» **Written task**
Give every line from the entries that contains "document".

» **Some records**
================
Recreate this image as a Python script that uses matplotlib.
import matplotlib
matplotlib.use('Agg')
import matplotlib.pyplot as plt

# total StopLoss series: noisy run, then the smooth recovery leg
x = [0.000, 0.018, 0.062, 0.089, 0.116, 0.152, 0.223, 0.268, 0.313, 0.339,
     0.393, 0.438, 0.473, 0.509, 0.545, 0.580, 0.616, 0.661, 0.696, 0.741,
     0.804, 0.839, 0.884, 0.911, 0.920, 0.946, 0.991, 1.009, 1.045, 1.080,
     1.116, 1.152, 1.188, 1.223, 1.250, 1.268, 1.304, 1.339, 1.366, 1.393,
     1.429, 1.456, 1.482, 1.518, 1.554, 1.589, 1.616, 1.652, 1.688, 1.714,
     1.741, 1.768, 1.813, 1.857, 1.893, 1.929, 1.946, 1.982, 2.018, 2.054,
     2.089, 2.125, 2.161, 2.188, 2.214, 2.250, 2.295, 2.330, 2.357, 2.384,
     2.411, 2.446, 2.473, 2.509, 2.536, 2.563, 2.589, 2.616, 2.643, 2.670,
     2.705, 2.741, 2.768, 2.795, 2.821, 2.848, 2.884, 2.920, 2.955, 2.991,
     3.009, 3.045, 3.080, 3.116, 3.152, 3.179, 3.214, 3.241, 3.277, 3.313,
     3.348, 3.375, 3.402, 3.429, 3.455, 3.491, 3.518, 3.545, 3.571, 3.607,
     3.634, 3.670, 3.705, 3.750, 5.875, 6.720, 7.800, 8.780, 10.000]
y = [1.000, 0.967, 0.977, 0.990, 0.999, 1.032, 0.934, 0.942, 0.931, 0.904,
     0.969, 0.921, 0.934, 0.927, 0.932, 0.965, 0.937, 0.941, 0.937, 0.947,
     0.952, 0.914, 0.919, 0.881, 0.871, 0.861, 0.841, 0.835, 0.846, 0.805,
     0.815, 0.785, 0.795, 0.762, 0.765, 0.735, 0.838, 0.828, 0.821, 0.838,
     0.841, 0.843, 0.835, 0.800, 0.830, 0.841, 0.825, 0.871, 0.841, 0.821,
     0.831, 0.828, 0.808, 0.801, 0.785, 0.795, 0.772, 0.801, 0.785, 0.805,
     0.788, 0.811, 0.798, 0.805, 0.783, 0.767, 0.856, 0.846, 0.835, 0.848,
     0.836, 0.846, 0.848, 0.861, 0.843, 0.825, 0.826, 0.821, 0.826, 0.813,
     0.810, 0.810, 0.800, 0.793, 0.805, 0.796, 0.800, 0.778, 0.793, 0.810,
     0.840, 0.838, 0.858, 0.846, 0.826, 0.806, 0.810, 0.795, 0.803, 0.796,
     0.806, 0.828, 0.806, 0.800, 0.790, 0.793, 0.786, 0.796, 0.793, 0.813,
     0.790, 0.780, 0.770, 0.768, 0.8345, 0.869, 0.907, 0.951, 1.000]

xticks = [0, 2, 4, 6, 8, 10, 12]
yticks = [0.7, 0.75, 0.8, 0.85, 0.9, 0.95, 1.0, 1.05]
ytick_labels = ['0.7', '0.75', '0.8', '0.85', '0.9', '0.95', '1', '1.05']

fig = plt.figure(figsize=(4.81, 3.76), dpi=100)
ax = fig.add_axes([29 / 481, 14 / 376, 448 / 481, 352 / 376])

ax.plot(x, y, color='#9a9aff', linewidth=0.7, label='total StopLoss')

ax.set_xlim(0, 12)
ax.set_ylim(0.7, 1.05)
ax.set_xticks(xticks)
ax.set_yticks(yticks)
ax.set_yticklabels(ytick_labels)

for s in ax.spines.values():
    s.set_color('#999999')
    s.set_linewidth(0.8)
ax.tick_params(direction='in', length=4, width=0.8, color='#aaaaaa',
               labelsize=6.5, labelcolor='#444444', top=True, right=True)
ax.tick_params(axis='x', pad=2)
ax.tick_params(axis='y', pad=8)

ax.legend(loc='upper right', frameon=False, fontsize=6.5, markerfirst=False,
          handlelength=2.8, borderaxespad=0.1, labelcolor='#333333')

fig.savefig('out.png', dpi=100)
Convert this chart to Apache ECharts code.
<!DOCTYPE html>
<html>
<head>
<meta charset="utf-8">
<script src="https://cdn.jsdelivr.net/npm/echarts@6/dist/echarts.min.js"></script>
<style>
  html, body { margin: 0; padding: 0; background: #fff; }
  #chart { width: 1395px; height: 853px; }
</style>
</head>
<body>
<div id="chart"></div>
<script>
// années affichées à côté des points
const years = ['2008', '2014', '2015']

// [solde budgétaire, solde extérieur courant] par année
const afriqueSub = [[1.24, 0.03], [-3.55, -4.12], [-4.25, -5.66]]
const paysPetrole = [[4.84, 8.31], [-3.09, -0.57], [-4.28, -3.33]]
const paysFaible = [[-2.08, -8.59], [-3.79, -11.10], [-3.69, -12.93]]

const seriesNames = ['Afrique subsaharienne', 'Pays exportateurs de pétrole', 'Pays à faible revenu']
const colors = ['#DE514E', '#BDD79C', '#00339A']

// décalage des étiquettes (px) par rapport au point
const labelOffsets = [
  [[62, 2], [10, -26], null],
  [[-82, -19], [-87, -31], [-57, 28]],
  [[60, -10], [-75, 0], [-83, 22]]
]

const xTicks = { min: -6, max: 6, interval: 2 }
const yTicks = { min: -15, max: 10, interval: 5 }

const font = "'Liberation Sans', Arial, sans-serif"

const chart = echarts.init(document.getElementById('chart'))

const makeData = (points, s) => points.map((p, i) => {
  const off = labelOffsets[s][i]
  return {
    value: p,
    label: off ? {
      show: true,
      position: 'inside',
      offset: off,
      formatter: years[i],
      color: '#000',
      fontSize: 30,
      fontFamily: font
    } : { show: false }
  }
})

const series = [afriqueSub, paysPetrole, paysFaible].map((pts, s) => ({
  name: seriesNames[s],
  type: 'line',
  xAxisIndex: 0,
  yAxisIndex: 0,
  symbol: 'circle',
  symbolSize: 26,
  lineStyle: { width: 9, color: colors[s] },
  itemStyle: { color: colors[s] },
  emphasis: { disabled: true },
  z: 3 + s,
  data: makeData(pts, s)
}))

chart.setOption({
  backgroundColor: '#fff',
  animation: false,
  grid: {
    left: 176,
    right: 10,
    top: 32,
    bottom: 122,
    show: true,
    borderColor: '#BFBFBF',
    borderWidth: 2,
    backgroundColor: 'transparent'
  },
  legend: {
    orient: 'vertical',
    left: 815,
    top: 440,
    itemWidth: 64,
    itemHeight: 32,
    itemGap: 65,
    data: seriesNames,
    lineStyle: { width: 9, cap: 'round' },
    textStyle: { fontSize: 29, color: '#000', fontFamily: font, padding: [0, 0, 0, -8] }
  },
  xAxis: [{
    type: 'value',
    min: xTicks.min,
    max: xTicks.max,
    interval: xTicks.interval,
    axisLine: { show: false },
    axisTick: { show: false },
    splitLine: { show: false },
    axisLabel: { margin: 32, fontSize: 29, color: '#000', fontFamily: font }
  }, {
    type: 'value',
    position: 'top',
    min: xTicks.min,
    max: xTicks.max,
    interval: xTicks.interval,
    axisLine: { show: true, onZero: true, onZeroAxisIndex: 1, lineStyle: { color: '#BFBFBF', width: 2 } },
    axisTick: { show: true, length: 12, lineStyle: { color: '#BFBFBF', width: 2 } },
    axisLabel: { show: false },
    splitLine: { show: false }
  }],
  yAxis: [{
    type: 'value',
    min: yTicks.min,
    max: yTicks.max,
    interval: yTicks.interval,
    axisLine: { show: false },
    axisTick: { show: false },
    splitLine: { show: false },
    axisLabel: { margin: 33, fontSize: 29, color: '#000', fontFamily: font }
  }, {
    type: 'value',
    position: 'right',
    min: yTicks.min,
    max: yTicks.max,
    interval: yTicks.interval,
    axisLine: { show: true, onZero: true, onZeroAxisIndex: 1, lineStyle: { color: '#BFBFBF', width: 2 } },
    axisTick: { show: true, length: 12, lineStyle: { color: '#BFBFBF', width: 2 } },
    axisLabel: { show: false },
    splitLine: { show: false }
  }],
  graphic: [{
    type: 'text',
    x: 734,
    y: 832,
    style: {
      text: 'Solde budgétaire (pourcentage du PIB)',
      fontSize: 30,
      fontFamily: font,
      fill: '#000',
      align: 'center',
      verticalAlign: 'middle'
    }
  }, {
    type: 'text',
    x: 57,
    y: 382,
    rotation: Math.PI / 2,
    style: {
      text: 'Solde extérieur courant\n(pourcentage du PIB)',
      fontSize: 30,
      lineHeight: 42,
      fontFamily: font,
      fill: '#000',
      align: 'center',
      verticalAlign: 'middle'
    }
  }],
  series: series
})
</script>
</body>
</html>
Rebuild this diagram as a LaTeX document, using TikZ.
================
» **Task response**
const chart = echarts.init(document.getElementById('chart'))
Rebuild this diagram as a LaTeX document, using TikZ.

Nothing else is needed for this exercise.